The Third Way. My academic background is in the arcane field of operations research. Often, this is combined with systems engineering. I sometimes find myself perusing the college curricula for this field. (I know, I'm trying to get out more!)
There are normally two "basic" courses in OR. One centers on determininstic methods (linear programming and optimization of nonlinear systems). It teaches methods that really made their appearance in the 1950s and 60s. The second focuses on stochastic methods (Monte Carlo simulations, Markov Processes, and dynamic programming). This field had to wait for improved computer capabilties of the 1960s and 70s before the stochastic decision theory could be widely adopted. Except for improvements in software, the methods have not seen much revision since then.
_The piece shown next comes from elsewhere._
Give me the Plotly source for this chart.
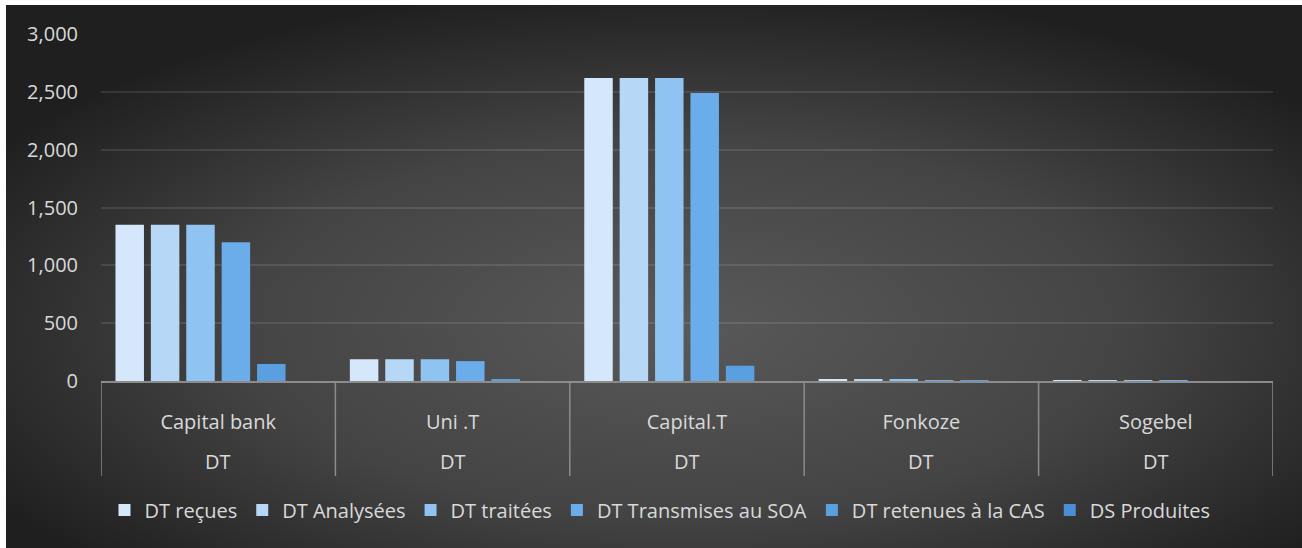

Let's compare this with the typical physics curriculum. Physics begins with mechanics. Here, we meet Sir Isaac Newton, and learn concepts of force and acceleration. Date of origin: the 60s. The 1660s, that is. This is follwed by electricity and magnetism, much of which was derived and develped in the time of Michael Faraday. E&M's emergence can be dated around 1800. But, physics has a third "basic" course. It's often called 'modern physics' or 'quantum physics'. Here, we learn about the weird and wonderful world of tunneling electrons, wave functions, and Heisenbergian uncertainty. The period of development can probably be placed within a few decades of 1930.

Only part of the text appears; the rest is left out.